If I were in South Africa, why would I ever take out a margin loan in ZAR when I could have it in AUD at a much lower interest rate?
The answer is trivial: as the exchange rate changes one way or the other, that difference will absolutely crush (one way or the other) the almost-irrelevant interest rate.
It's exactly like asking "Why can't I drive my Ferrari after two bottles of scotch?" Try it.
Thus, the basic answer to this question is:
but over the long term, unless there is a catastrophe in one of the currencies, shouldn't these fluctuations even out
Yes that's completely, utterly, totally wrong - unfortunately! :)
It is utterly wrong on two different levels:
(1) Your loan is not over that sort of long-term
(2) Currencies indeed notably do not straighten out over long terms; very much unlike say a commodity (which basically "always cost the same forever"), currencies famously and notably suffer drastic macro-historic shifts
Do note though that what you say is indeed done all the time. Japanese housewives had a habit of doing this in certain decades. Huge financial institutions do it as a matter of course (when they lose billions, they simply get a bailout). People who live in really internationalish places with a real-estate focus (HK, MC etc) do this. Folks who live internationally do this. (I have done it a couple times FWIW, it feels like holding a razor at your throat 24/7 for a couple of years.)

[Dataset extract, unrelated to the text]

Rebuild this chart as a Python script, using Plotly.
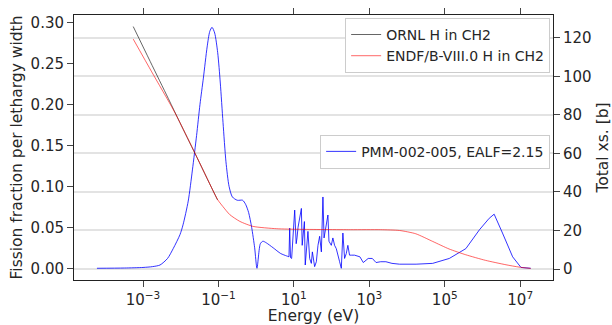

So you're not wrong at all - it's just incredibly risky. INCREDIBLY risky. Screw up and the price of your house just doubled or tripled. Not good.
One way to look at it...
Note that all you are really saying in such gambles is "you are good at guessing currencies and you are going to trade that guess (with a massive amount of money, the price of a house)".
Let's say some currency is trading at "0.7". Let us say God, who can see through time, told you would again be trading at 0.7 in say ten years on Tuesday afternoon.
Note that the assumption in the final sentence of the question is indeed just that.
In that case, you could make billions easily.
Unfortunately (this is point 2 above) it's as impossible to make that guess, as is is to make any guess in trading.
And again unfortunately, point 1 gets you anyway. Loans need to be paid out in "a few years", and currencies move violently, they're hoes.